It's IWSG Day. The goal of this blog hop is to share and encourage. Writers can express doubts and concerns without fear of appearing foolish or weak. Those who have been through the fire can offer assistance and guidance. It’s a safe haven for insecure writers of all kinds. The brainchild of Alex Cavanaugh, our brilliant ninja leader. To read posts from other members, click here. This months co-hosts:Tonja Drecker, Diane Burton, MJ Fifield, and Rebecca Douglass.
Today's optional IWSG Question: Win or not, do you usually finish your NaNo project. Have any of them gone on to be published?
November sweeps in here amid the yellow leaves of the black birch trees, the in-and-out light from storm clouds scuttling across the skies. I’ve transitioned from my back-room writing desk where I freeze in the winter to the living room at the front of the house. There, sixty-year-old cast iron heaters keep my hands warm enough to type. My writing table is positioned in front of a window and when not concentrating, I watch squirrels scavenging for acorns and black walnuts while the last of the rusty pine needles float down. We live on a busy street. I’m an early morning writer and now, the sun comes up so late I have to turn on the light while I’m working which makes me feel exposed. The other day, a neighbor I rarely see said, “I see you in your front window when I leave for work. What the heck are you doing there?”

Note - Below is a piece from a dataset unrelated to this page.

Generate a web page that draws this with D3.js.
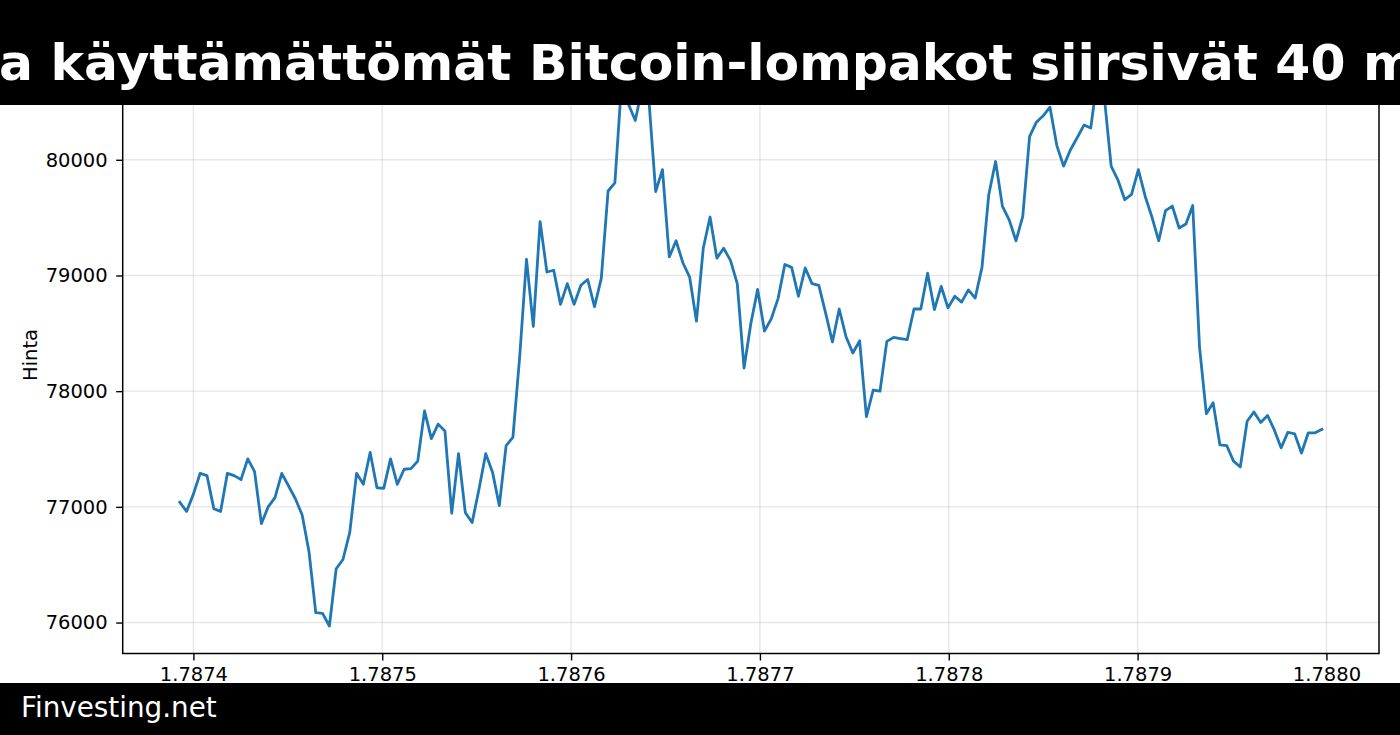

“I’m writing,” I said and it’s true. But these days, I feel like a fraud.
November. The month during which many with drive, ambition and more creativity than me jump into National Novel Writing month, aka NaNoWriMo or NaNo for short, while, I as usual, do not. Actually, I gave it some thought this year. I’m an inch into a new project. No—a centimeter. For me, that means thinking time. Do I really have a story? I can see the beginning, perhaps the end, but there’s a whole lot of pondering to be done to flesh out the middle. Without a clear idea, I couldn’t possibly get fifty thousand words written in thirty days. I marvel at those with the focus and planning to do so.
And then there’s this. I’m weary. Can I do it again? Can I spend years working on another book that will only remain stored for oblivion on my flash drive?
Confession time. Each November, I feel left behind in the writing world. When I dared myself to try to write a novel seven years ago, I had no idea how hard it would be. Nor did I understand what a struggle it would be to improve oh, just about everything related to my writing while working on my second, third and fourth attempts.
Then there’s the reading. So many talented authors out there. The three novels I’ve read and loved over the last month alone have me wondering if I have it in me to create a story good enough to raise an agent’s eyebrows.
This month things become grey and drab and my feelings mirror the weather. During November, my most insecure insecurities rise up like leftover Halloween ghosts. I’m getting older. I’m running out of time. What do I leave behind if I never publish a book?
What's your NaNo experience been like?